Verro rapidly abandoned all hope that the Fratuzzi and the peasants might form a pact. He would spend the rest of his life trying to make amends for joining the mafia—a mistake that would eventually cost him his life.
On 3 January 1894, the hawks in Rome and Sicily finally had their way: 50,000 troops enforced martial law and the dissolution of the Fasci. The crunch had come in December when the Fasci staged tax strikes and demanded that corrupt local councils be dissolved—a direct challenge to the mafia’s vital political interests. The level of violence began to rise. The worst incidents occurred when troops fired directly into crowds of demonstrators; eighty-three peasants were killed.
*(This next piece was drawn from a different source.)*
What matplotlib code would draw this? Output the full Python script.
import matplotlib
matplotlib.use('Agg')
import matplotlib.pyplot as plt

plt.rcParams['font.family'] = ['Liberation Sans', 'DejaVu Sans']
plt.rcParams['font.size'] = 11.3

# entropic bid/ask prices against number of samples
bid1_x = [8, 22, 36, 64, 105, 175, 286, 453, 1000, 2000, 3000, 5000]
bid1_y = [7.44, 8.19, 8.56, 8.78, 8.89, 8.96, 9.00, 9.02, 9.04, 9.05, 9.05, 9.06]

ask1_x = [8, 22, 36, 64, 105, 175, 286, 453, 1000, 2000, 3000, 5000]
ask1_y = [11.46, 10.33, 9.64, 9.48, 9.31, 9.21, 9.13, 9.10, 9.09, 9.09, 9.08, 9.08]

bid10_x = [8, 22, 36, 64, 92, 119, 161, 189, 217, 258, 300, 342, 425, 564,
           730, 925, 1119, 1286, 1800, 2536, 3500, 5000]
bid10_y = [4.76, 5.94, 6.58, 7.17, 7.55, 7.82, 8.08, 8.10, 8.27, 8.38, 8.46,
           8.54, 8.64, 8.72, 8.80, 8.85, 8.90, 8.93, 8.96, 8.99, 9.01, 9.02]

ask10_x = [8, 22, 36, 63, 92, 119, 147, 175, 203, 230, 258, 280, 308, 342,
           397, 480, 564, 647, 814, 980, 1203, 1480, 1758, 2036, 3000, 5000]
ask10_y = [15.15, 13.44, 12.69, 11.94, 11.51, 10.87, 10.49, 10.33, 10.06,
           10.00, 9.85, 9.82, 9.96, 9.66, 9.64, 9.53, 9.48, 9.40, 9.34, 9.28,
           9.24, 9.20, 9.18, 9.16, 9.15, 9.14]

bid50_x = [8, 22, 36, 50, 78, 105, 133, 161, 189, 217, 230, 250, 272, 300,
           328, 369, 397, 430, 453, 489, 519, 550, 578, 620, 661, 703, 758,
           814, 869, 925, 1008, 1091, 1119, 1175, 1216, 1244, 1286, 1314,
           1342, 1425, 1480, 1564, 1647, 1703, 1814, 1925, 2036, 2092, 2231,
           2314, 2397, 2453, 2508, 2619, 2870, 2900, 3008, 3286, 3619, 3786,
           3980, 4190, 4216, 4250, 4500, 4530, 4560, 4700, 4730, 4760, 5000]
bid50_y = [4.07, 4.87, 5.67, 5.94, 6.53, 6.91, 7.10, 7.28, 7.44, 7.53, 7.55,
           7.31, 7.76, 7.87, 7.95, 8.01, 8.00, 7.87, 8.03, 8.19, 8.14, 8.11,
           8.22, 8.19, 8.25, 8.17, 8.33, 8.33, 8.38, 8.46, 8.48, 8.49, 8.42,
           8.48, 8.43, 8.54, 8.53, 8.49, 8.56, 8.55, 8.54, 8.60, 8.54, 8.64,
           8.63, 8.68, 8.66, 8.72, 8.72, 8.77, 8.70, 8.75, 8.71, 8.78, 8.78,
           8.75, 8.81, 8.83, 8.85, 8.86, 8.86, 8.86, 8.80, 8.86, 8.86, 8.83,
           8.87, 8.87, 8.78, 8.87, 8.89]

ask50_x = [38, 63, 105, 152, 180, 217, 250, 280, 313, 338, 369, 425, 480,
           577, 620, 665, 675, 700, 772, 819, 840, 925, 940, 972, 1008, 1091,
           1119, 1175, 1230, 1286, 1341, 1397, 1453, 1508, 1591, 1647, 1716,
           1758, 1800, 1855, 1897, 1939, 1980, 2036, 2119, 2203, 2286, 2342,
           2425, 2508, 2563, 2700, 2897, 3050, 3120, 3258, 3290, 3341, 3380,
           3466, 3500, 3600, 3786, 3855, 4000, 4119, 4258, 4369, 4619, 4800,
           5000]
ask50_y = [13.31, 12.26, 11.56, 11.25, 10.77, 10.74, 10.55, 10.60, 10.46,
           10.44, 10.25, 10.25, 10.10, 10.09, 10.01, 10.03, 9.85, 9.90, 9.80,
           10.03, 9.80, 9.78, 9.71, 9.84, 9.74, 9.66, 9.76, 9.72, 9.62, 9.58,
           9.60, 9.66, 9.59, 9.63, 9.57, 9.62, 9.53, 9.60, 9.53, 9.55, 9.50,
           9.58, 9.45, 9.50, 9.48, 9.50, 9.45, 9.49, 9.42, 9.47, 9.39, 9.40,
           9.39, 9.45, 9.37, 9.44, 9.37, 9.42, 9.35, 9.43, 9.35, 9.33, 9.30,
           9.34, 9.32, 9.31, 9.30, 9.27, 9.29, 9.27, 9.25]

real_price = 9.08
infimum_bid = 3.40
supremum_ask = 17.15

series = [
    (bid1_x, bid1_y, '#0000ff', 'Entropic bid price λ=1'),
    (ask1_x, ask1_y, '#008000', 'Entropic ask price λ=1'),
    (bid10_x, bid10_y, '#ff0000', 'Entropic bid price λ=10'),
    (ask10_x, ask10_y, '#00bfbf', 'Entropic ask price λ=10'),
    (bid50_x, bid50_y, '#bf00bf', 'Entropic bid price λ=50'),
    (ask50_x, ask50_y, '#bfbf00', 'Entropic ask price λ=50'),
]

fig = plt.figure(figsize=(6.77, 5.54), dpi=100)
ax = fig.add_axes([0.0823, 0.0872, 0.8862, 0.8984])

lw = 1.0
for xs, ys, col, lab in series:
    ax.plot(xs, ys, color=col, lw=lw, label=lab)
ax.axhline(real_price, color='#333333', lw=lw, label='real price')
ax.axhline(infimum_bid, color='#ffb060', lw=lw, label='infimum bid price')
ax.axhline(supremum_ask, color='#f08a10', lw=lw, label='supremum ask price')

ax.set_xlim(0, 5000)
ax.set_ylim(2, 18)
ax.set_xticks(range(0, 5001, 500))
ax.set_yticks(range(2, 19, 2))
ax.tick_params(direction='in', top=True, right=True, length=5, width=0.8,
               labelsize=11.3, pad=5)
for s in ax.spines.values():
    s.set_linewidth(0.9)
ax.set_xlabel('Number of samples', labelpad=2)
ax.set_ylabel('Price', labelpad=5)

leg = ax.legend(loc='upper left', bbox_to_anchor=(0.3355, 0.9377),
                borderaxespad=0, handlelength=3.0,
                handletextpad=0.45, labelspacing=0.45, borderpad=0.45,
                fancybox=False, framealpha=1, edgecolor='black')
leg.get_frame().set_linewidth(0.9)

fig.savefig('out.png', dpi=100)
In places, the fighting was deliberately provoked when persons unknown fired random shots from low rooftops or windows; with decisive cunning the mafiosi were acting on their decision to back the landowners and the state rather than the Fasci. The discipline that Verro had managed to instil in the peasants of Corleone meant that it was one of the few places where there was no bloodshed.
Bernardino Verro tried to escape Sicily, but was arrested on 16 January 1894 on board a steamer to Tunis and brought before a military tribunal. The charges were of conspiracy to provoke a revolt, incitement to civil war, violence, and destruction. During the trial the authorities banned mainland newspapers from the island. Verro was found guilty and sentenced to twelve years in prison. The harsh penalty shocked even many conservatives. Unexpectedly, in 1896, he was released in an amnesty. But the next decade of his life would be divided between political activism, prison, exile, and persecution by the authorities.